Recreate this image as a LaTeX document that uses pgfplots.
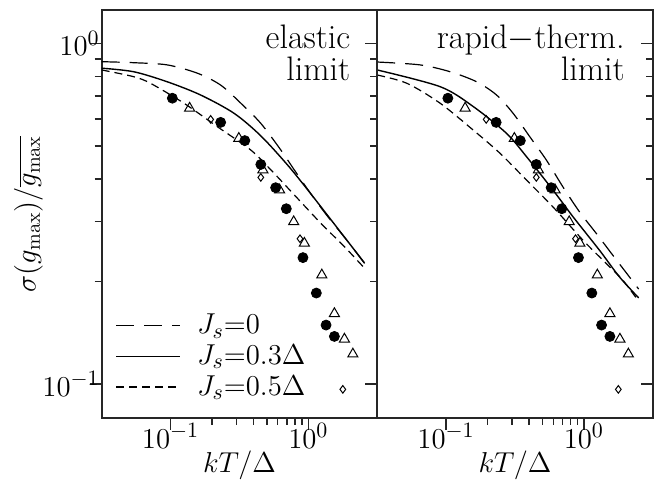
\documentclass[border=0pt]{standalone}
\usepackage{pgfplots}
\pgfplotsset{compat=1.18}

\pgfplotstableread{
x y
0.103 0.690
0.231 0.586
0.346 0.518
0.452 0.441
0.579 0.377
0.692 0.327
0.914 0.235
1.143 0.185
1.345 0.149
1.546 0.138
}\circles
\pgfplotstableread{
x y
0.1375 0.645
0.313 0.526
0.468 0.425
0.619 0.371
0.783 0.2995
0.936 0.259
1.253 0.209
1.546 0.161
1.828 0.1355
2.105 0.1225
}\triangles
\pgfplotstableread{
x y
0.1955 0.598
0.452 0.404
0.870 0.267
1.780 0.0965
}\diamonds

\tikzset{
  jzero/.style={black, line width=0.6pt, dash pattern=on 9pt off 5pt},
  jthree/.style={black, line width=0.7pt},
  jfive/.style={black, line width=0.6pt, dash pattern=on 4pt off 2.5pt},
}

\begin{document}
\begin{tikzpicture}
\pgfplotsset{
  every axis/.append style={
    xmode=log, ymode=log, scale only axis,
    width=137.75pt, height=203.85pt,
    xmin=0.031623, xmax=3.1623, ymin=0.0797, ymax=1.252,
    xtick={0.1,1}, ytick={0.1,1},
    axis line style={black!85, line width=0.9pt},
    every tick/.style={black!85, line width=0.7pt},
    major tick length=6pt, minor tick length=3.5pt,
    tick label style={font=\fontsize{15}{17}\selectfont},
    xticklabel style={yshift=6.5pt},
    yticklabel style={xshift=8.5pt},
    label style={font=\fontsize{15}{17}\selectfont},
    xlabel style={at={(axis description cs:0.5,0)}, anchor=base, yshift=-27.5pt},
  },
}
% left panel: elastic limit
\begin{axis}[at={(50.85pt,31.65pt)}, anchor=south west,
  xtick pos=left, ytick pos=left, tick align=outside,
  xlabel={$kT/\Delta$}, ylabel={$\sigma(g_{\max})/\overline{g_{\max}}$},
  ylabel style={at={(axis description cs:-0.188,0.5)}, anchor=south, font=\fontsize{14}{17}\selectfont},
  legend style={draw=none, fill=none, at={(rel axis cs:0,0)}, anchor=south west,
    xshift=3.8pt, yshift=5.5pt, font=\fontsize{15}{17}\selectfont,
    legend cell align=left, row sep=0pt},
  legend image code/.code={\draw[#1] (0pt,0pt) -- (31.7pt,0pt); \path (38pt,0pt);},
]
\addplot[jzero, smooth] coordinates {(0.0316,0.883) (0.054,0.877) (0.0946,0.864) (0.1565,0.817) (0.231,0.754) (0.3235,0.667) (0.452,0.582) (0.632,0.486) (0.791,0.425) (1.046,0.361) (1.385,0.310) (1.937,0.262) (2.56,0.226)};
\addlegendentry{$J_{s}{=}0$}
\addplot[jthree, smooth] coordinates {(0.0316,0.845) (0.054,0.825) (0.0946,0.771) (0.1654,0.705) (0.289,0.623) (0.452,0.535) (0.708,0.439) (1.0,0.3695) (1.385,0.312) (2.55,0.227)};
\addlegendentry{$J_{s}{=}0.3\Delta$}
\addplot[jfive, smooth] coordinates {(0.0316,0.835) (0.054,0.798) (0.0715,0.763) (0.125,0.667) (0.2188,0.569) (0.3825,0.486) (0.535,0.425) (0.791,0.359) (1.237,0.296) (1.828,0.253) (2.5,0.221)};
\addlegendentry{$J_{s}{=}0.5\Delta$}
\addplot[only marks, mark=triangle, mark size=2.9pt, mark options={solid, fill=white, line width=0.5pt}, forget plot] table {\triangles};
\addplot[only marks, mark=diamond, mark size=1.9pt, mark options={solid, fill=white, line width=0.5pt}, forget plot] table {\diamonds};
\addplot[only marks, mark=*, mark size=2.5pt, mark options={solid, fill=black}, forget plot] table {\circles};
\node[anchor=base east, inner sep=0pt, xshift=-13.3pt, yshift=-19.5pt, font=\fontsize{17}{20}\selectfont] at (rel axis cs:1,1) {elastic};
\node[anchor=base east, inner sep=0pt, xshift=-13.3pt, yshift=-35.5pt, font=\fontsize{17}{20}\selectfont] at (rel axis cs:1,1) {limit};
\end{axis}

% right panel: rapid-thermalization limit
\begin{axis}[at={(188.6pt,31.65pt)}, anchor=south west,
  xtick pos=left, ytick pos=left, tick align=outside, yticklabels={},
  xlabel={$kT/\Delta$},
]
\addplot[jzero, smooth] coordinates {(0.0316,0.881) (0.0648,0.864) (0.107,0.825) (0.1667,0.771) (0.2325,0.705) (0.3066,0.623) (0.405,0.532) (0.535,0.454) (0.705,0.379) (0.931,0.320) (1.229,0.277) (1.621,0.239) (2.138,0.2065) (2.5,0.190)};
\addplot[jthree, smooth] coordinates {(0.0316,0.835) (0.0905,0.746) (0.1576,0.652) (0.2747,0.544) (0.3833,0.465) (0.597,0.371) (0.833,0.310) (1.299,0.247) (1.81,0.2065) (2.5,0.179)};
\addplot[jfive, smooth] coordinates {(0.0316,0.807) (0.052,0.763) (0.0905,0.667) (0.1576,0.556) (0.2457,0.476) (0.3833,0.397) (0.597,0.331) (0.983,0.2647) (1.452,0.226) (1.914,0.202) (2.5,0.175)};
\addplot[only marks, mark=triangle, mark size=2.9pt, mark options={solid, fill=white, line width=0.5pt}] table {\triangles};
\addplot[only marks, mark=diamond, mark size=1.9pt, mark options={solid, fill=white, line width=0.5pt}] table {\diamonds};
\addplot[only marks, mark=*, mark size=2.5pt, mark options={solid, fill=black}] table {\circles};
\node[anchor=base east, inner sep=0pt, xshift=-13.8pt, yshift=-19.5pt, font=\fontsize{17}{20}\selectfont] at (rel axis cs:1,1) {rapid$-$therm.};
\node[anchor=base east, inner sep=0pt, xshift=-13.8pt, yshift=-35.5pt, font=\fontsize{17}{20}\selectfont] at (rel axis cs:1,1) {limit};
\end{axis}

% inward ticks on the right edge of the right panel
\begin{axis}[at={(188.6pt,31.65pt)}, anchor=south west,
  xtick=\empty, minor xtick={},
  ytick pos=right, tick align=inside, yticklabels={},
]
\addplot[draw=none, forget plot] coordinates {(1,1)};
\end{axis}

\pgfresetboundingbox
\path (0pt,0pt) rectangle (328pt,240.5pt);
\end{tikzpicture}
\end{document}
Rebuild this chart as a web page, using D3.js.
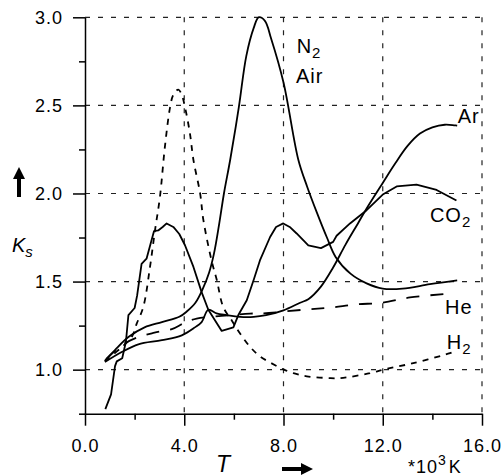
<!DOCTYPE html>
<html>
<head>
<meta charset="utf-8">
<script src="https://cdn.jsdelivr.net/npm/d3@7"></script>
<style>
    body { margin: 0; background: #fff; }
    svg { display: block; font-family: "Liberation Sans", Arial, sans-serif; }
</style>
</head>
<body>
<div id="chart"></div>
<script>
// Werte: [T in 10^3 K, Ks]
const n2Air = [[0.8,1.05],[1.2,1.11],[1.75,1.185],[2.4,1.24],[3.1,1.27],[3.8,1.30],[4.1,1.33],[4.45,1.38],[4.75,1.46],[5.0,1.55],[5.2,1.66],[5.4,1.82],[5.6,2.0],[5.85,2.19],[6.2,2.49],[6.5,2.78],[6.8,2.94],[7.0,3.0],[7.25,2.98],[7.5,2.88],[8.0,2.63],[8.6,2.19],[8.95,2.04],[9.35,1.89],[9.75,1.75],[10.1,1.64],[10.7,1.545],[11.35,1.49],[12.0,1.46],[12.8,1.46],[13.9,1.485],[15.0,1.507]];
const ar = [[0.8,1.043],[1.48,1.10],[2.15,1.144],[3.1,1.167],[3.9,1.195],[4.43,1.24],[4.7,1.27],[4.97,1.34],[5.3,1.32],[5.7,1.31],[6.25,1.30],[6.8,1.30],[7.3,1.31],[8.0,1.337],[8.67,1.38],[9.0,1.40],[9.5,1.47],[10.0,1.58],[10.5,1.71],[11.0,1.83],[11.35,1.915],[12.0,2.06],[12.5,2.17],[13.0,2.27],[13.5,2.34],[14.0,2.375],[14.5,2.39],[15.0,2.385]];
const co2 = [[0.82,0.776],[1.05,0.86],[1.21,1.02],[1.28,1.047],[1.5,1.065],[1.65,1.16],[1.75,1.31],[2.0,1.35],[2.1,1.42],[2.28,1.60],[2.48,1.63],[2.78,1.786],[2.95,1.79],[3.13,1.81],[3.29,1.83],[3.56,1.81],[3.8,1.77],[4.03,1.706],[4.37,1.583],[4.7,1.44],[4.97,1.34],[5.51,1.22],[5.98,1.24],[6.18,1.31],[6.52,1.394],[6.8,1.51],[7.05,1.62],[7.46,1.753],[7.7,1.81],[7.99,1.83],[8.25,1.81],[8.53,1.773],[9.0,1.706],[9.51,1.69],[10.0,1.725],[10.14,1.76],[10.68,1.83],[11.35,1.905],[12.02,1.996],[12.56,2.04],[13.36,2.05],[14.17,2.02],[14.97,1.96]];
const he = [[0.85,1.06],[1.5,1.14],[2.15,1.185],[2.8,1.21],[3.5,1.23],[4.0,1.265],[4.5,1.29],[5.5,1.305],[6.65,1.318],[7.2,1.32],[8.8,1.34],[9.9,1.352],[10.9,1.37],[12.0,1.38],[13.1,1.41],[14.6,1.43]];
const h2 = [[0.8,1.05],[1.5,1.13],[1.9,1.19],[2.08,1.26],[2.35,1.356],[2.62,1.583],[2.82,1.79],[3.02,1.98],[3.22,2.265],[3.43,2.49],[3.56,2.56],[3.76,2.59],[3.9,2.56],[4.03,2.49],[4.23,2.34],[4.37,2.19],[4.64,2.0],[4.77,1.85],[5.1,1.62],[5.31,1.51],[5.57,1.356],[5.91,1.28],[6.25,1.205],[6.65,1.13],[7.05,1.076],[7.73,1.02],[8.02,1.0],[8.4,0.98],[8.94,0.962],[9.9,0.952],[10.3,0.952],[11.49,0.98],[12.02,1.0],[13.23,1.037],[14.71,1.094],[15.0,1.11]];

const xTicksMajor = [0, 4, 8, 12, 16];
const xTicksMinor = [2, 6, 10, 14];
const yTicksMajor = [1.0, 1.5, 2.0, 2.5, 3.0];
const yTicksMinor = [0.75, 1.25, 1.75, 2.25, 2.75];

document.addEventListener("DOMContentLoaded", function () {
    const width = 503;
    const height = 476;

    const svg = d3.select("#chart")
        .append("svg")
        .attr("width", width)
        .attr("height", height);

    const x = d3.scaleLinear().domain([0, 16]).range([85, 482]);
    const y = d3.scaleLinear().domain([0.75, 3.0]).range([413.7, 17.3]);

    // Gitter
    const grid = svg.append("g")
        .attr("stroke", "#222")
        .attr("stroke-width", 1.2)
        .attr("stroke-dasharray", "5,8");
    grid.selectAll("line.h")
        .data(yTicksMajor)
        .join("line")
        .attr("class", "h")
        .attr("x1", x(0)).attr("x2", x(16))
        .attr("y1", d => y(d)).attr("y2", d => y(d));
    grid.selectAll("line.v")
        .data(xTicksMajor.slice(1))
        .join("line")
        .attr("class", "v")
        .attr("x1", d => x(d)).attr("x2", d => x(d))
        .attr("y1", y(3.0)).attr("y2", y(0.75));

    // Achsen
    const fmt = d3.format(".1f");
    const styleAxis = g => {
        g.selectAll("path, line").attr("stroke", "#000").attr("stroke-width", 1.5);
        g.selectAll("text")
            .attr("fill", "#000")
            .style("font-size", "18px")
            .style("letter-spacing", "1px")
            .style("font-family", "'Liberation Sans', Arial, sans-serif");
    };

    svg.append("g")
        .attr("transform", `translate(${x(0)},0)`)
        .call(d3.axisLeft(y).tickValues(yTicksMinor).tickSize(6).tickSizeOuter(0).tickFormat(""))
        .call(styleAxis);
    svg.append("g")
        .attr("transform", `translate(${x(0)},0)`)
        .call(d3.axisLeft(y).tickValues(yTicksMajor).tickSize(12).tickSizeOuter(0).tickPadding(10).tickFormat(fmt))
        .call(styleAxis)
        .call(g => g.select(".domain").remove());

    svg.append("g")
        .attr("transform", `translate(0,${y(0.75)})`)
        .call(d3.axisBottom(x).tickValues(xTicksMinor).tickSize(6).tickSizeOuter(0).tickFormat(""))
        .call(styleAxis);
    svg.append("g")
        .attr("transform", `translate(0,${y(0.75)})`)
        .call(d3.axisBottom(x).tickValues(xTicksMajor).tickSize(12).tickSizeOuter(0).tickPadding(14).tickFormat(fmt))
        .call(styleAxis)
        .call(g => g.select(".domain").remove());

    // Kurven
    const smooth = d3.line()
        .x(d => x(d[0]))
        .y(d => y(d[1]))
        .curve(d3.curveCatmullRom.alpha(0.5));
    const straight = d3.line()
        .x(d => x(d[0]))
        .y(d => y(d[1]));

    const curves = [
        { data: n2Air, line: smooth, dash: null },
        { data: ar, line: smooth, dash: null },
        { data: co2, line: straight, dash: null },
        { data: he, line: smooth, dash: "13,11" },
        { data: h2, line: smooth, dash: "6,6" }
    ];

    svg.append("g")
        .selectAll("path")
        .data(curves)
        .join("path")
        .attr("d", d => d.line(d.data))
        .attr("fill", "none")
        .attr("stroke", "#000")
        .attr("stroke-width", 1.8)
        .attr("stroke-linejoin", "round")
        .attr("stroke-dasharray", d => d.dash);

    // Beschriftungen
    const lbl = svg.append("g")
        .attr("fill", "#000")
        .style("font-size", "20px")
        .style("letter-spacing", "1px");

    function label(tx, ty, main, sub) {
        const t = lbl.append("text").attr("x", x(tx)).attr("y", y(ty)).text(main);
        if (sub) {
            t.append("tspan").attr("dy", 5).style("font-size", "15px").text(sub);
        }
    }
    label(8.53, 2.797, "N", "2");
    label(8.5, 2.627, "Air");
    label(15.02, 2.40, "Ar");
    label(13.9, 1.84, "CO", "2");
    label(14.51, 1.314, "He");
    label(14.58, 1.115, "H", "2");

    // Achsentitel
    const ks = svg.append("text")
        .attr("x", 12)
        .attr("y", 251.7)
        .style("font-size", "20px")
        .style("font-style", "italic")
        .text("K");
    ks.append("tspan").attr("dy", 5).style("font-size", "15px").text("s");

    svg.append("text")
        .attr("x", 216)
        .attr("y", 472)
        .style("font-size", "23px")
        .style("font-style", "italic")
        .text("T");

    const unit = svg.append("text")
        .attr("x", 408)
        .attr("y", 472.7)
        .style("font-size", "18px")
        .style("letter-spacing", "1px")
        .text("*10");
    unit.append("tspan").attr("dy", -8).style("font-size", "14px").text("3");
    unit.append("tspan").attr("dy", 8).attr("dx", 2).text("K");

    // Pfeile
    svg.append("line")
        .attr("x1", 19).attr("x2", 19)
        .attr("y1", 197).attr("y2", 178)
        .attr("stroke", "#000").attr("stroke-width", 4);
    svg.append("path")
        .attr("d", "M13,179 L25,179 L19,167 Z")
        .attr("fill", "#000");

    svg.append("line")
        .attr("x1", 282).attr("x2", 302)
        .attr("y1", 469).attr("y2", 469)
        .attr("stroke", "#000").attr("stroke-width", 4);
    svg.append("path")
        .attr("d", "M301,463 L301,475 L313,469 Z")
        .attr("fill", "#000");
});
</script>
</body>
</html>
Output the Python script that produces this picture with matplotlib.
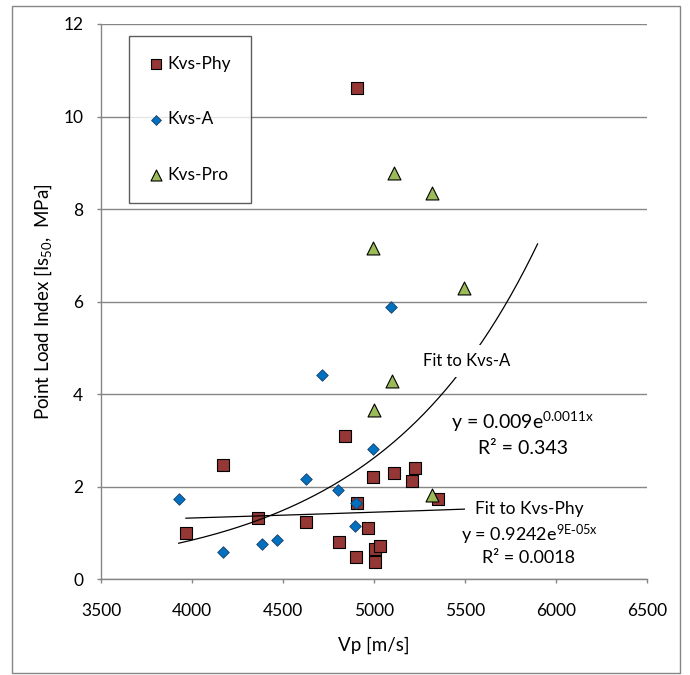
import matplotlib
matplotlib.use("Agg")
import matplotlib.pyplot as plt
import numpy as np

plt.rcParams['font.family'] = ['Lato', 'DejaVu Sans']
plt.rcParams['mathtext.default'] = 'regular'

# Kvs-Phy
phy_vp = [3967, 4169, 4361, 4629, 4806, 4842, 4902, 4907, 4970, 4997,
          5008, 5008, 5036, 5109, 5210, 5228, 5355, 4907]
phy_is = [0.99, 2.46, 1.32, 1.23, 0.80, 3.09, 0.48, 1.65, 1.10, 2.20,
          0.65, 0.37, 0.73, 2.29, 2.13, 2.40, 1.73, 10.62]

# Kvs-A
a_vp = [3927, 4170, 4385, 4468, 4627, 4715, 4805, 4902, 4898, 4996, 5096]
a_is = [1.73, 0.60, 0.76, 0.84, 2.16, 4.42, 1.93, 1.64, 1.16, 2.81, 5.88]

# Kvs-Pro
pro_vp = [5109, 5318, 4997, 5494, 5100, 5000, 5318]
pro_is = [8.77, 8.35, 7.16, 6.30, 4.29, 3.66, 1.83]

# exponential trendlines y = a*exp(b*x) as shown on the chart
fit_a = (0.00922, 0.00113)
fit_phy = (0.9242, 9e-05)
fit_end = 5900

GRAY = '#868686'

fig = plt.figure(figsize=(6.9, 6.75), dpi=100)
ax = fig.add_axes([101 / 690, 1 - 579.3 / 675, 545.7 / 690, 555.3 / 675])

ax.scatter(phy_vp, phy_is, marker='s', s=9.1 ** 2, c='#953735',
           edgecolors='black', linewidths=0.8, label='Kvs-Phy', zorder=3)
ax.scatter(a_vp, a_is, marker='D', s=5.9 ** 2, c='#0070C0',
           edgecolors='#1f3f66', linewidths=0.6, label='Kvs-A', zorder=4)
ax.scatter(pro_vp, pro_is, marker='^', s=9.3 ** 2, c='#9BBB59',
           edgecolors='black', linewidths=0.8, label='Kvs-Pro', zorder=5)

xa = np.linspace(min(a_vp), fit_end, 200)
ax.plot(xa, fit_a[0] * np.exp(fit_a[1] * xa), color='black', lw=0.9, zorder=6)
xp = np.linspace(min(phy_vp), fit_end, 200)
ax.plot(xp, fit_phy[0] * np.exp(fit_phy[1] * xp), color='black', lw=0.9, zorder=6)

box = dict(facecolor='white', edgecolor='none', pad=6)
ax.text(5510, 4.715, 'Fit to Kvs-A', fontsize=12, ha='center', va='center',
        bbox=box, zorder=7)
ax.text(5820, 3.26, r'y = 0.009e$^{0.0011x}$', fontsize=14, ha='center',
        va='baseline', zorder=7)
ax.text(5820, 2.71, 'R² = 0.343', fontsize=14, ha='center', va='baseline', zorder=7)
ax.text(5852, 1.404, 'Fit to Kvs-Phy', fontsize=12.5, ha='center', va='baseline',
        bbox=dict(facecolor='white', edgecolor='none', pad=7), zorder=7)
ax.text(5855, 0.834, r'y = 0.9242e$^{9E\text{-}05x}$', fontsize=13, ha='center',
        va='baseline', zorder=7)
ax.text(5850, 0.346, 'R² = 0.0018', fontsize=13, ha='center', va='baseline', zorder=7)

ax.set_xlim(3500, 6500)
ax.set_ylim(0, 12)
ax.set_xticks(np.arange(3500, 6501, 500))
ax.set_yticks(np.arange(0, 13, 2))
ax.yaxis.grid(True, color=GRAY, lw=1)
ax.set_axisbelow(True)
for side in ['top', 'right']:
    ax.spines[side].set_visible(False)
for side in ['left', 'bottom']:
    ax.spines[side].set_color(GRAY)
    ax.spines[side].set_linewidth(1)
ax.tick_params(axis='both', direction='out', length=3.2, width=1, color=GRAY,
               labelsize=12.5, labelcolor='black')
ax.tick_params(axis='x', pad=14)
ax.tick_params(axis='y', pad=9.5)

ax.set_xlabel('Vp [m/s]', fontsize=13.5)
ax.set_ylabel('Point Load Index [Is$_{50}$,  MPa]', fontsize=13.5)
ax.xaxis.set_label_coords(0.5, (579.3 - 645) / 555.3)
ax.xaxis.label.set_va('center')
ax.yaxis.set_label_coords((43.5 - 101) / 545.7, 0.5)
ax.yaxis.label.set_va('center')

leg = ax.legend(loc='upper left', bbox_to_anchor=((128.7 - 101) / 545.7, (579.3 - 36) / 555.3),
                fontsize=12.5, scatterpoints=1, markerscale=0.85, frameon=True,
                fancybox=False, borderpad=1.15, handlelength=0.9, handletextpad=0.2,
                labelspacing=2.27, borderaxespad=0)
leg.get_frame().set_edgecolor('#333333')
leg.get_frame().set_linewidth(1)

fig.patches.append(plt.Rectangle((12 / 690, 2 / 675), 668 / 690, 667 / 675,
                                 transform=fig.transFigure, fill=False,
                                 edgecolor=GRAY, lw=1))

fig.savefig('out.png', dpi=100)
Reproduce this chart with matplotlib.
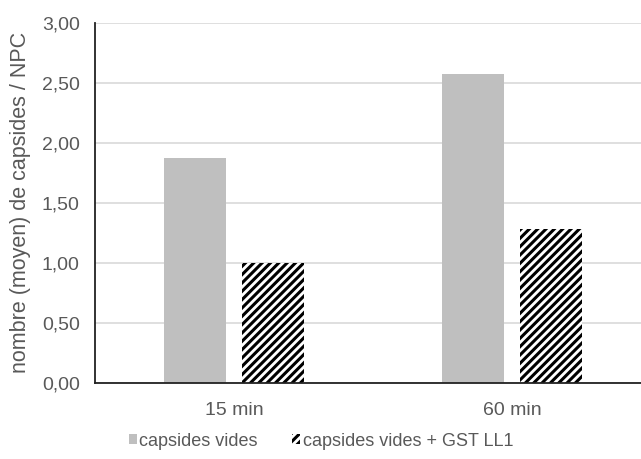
————
Quote word for word only the lines above from the one containing "Output the Python" through the one containing "0.65, 0.37, 0.73, 2.29, 2.13, 2.40, 1.73, 10.62]". Pictures stay out of your copy.

— Output of the task —
Output the Python script that produces this picture with matplotlib.
import matplotlib
matplotlib.use("Agg")
import matplotlib.pyplot as plt
import numpy as np

plt.rcParams['font.family'] = ['Lato', 'DejaVu Sans']
plt.rcParams['mathtext.default'] = 'regular'

# Kvs-Phy
phy_vp = [3967, 4169, 4361, 4629, 4806, 4842, 4902, 4907, 4970, 4997,
          5008, 5008, 5036, 5109, 5210, 5228, 5355, 4907]
phy_is = [0.99, 2.46, 1.32, 1.23, 0.80, 3.09, 0.48, 1.65, 1.10, 2.20,
          0.65, 0.37, 0.73, 2.29, 2.13, 2.40, 1.73, 10.62]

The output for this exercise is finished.